Campos quite successfully selects 9 of the 23 design patterns enunciated by the Group of Four and explains them in a clear, simple way, rich in examples applied to game development. The patterns chosen by Campos seem to me to be the most useful and the ones with the most immediate application in any game. I have not missed any of the other remaining design patterns because they always seemed too abstract and esoteric to me.

In a very original way, Campos presents his examples based on dialogues or communications between the designer of a fictional game and his programmer. In these communications, the designer demands functionalities focused on enriching specific aspects of a game, while the programmer receives these demands and has to fit them with his objective of creating a scalable and easy-to-maintain code. In each of these examples, a specific design pattern is explained as the best solution to fit the designer's demand with the programmer's objective.

Following this scheme, the author explains the singleton pattern, the observer pattern, the factory, state machines, the command pattern, the strategy pattern, decorators, service locators and event queues. All of this in an order of increasing complexity and based on the previous ones. Along the way, he also explains in a simple but effective way basic principles of development such as those of object-oriented programming or the SOLID principles.
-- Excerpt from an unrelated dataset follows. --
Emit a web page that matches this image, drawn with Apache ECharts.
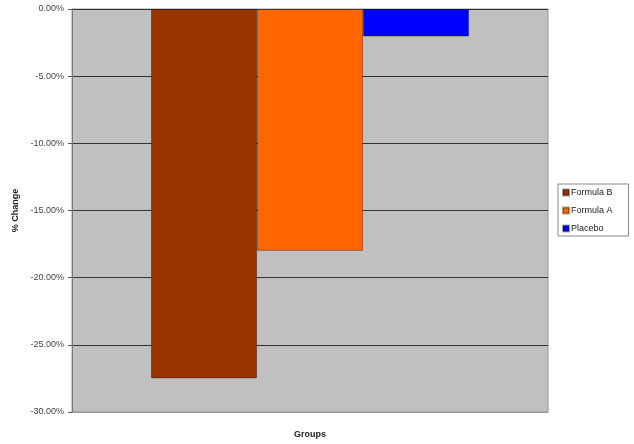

The examples are implemented in GDScript, using Godot 4. I must admit that I was initially a bit wary of the book because I didn't think GDScript was a rich enough language to illustrate these patterns (I admit that I develop in Godot C#). However, the field code is very expressive and GDScript is so concise that the examples end up being read as if they were pseudocode. In the end I didn't miss C#, because the GDScript code managed to convey the idea of ​​the examples in just a few lines, which made them very easy to read and understand.

Therefore, I think it is a highly recommended book that makes a subject that is often repulsive due to the excessively academic treatment it has received in other previous works, enjoyable and fun. If you give it a chance, I think you will enjoy it and it will help you considerably to improve the quality of your code.